Code that draws figures:
---------------

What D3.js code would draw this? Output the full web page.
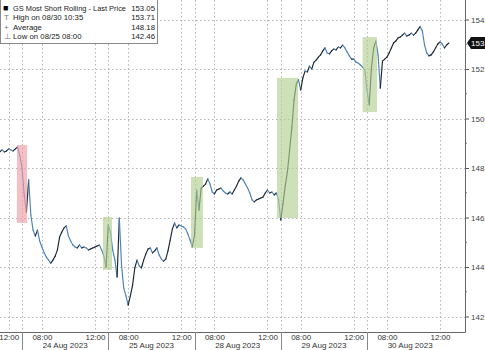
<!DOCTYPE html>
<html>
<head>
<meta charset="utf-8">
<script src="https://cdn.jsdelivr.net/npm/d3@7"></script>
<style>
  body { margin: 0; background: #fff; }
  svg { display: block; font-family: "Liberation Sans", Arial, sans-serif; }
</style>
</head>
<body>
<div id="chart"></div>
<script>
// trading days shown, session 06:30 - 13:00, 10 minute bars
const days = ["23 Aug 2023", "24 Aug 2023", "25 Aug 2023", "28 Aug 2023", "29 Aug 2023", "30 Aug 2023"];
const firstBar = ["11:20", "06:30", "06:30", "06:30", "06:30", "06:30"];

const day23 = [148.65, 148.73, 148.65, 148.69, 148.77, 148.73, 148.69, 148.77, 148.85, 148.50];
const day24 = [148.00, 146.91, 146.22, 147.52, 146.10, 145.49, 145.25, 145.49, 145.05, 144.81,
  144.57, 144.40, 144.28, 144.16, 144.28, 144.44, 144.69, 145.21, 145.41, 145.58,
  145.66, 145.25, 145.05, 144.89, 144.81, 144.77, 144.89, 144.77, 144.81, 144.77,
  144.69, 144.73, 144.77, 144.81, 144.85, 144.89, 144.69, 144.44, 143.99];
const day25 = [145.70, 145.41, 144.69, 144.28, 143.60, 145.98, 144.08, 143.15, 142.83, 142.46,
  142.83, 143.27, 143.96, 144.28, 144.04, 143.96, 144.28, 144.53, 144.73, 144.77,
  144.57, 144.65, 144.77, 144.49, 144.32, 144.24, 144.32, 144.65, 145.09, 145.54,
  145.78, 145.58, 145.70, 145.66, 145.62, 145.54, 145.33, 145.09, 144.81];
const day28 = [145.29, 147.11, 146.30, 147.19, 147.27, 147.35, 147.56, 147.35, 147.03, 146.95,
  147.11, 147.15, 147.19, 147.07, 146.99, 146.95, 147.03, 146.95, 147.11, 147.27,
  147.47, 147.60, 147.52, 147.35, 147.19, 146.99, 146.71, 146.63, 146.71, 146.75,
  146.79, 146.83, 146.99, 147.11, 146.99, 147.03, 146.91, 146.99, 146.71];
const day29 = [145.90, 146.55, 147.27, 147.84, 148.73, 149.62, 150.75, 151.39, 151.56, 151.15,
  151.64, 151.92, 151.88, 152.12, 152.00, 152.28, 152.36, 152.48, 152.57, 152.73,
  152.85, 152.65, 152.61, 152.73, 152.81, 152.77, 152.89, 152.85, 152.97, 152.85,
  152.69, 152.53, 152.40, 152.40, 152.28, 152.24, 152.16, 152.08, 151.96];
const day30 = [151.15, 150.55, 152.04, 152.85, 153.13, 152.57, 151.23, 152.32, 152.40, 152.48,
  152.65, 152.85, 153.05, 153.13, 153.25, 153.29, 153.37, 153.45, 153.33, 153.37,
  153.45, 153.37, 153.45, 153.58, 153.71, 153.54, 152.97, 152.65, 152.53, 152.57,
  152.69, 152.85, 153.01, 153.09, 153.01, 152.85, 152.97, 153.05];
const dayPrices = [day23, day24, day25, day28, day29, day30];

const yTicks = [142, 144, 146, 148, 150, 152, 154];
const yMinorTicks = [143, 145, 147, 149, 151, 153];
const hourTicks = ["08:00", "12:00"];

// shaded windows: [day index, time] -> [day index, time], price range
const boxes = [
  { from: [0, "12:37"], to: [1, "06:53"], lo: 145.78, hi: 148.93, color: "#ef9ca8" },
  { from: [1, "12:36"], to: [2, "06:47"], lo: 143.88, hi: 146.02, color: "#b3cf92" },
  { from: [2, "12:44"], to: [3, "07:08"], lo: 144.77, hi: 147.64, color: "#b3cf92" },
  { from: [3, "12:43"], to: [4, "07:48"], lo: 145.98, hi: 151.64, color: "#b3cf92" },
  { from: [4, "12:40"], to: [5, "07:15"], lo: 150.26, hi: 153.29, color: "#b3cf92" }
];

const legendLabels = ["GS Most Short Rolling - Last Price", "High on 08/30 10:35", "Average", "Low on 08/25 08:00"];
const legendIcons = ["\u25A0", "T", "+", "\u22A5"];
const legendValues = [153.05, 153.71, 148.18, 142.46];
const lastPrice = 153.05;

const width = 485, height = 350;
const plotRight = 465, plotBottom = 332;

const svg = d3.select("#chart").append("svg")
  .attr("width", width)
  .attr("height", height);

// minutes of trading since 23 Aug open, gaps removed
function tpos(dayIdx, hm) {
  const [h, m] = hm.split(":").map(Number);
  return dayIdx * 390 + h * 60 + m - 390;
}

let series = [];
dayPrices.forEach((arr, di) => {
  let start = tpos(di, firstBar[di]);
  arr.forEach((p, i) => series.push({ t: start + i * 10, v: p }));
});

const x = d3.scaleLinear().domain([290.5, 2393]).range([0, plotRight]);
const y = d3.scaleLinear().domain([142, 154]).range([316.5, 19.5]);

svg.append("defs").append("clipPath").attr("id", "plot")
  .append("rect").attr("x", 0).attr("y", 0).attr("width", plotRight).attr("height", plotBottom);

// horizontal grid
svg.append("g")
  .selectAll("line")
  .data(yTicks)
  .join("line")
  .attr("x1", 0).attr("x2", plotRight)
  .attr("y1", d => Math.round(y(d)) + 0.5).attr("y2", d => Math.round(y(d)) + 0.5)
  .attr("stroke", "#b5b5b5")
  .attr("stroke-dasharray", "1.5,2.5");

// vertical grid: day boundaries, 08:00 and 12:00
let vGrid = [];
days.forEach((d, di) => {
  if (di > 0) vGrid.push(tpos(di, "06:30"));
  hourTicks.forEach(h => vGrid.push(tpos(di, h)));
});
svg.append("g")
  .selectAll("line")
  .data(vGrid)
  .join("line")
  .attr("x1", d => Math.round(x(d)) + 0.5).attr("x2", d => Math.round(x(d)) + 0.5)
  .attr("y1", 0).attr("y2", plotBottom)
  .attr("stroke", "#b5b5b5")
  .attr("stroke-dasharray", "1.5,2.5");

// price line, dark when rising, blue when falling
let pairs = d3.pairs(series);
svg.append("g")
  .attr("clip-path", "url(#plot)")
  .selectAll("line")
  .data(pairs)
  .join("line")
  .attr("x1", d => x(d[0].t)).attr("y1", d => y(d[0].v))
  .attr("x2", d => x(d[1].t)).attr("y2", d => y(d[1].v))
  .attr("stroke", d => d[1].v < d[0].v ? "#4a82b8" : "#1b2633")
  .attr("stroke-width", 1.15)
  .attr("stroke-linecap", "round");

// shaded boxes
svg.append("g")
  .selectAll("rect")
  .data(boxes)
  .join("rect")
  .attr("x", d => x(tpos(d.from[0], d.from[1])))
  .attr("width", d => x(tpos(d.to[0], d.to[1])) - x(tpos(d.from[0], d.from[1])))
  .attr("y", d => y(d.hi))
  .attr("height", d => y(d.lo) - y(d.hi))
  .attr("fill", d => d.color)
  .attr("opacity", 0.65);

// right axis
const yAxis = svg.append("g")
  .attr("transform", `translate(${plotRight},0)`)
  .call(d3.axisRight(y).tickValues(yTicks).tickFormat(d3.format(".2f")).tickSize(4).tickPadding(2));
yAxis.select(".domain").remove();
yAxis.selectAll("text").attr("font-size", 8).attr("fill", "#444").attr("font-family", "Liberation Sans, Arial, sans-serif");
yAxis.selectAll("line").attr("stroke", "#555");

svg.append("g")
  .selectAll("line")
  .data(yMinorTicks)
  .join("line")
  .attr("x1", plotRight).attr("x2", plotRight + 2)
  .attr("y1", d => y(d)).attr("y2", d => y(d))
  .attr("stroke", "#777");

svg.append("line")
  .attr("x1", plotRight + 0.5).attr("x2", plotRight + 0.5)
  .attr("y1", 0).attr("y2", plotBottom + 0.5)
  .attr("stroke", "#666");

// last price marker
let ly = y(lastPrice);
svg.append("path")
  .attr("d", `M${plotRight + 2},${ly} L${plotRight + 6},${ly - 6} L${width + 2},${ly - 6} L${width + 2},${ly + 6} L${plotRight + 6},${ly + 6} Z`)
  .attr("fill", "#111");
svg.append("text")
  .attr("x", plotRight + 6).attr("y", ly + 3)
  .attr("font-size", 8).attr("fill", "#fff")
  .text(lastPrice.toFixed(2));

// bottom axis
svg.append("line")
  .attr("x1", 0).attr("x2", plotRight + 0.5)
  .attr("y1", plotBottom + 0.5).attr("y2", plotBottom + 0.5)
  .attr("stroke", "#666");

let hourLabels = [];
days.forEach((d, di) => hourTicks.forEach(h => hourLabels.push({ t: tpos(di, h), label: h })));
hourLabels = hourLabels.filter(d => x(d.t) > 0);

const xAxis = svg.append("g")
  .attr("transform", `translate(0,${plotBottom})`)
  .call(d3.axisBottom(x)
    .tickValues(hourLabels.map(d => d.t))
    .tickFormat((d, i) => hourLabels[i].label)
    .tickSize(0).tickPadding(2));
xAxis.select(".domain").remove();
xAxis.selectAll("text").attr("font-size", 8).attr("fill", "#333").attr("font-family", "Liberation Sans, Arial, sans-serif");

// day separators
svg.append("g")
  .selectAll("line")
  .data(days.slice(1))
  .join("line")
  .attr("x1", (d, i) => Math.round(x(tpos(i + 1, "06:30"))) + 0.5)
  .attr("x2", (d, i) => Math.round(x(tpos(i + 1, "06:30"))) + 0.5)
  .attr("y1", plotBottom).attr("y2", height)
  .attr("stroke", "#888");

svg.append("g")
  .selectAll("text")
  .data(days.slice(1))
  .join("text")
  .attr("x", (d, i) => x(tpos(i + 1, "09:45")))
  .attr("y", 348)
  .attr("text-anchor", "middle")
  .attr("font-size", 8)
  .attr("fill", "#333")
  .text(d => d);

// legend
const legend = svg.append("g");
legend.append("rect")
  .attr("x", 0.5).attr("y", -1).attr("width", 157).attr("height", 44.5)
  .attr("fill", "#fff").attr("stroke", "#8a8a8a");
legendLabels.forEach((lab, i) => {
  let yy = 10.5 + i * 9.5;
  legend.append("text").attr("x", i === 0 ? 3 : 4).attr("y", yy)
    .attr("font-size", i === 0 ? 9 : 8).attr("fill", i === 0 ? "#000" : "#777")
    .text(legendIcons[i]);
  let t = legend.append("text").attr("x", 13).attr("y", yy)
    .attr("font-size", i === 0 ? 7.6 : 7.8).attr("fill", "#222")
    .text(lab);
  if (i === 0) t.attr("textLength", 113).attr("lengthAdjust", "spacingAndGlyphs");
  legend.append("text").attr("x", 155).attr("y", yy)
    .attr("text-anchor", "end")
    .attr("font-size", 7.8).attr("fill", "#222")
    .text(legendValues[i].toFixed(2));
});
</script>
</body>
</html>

---------------

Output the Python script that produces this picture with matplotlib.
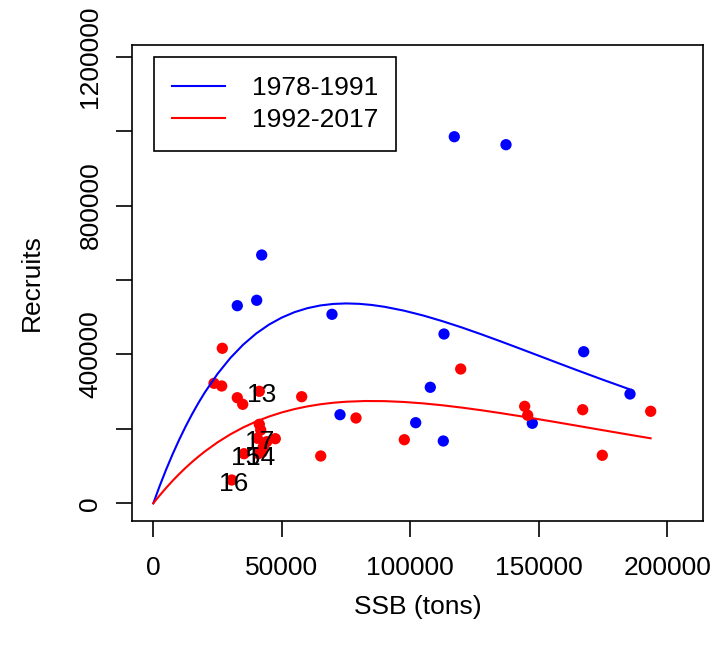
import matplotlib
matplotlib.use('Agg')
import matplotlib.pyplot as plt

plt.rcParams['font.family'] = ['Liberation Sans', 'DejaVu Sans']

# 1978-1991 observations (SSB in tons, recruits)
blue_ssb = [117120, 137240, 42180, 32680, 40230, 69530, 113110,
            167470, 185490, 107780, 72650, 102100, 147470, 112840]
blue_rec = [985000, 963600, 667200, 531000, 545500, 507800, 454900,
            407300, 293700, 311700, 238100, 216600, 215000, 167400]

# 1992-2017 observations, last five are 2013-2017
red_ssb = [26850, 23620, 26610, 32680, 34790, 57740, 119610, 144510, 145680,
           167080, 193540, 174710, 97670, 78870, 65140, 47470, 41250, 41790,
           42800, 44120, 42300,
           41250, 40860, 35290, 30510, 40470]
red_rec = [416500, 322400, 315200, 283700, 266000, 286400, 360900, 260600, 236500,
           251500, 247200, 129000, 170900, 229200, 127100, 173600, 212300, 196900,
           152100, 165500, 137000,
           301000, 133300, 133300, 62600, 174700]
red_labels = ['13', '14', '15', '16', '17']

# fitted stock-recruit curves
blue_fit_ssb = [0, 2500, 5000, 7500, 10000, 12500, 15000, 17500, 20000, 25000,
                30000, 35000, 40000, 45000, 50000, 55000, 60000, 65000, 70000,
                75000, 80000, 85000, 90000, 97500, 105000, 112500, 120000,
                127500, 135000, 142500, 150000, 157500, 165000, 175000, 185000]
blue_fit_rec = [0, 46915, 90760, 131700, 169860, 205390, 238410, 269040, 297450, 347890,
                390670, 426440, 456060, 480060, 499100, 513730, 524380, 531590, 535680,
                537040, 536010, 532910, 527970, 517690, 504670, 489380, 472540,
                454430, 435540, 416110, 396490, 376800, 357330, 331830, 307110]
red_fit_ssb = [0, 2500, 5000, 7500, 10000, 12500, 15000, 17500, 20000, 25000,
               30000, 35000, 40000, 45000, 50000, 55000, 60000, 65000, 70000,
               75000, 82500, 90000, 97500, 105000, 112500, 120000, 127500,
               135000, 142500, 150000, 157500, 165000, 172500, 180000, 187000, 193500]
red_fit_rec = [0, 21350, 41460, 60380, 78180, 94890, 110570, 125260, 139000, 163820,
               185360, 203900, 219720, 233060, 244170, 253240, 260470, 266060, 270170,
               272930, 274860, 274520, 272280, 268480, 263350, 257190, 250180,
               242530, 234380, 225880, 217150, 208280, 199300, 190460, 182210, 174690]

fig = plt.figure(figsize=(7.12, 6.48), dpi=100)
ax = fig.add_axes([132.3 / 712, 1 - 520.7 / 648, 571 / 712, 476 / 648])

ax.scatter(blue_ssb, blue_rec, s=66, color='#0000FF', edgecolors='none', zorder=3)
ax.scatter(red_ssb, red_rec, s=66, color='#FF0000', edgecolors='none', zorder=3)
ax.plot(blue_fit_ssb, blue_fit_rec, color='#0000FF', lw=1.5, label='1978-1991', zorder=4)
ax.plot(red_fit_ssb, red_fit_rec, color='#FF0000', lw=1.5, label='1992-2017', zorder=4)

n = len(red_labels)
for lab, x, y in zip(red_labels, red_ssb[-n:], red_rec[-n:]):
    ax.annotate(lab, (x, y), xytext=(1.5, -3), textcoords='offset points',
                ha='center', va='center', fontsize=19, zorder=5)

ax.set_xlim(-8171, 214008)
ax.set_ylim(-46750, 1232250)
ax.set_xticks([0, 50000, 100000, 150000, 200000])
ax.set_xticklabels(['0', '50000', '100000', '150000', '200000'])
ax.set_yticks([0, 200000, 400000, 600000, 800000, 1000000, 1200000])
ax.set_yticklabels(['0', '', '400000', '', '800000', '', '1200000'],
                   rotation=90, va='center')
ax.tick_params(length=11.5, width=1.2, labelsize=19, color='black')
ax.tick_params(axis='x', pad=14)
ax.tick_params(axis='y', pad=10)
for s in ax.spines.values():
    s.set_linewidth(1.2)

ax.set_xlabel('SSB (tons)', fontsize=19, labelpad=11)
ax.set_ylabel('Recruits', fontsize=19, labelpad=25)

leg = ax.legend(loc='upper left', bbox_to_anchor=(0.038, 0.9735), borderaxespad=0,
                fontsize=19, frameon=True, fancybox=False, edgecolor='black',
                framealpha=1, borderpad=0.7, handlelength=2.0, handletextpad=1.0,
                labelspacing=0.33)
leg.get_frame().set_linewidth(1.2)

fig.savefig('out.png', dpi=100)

---------------

SHORT PROBLEM
Go up to the line with "Output the Python" and retype exactly from there through the line with "red_labels = ['13', '14', '15', '16', '17']". Leave out pictures.

EXERCISE ANSWER
Output the Python script that produces this picture with matplotlib.
import matplotlib
matplotlib.use('Agg')
import matplotlib.pyplot as plt

plt.rcParams['font.family'] = ['Liberation Sans', 'DejaVu Sans']

# 1978-1991 observations (SSB in tons, recruits)
blue_ssb = [117120, 137240, 42180, 32680, 40230, 69530, 113110,
            167470, 185490, 107780, 72650, 102100, 147470, 112840]
blue_rec = [985000, 963600, 667200, 531000, 545500, 507800, 454900,
            407300, 293700, 311700, 238100, 216600, 215000, 167400]

# 1992-2017 observations, last five are 2013-2017
red_ssb = [26850, 23620, 26610, 32680, 34790, 57740, 119610, 144510, 145680,
           167080, 193540, 174710, 97670, 78870, 65140, 47470, 41250, 41790,
           42800, 44120, 42300,
           41250, 40860, 35290, 30510, 40470]
red_rec = [416500, 322400, 315200, 283700, 266000, 286400, 360900, 260600, 236500,
           251500, 247200, 129000, 170900, 229200, 127100, 173600, 212300, 196900,
           152100, 165500, 137000,
           301000, 133300, 133300, 62600, 174700]
red_labels = ['13', '14', '15', '16', '17']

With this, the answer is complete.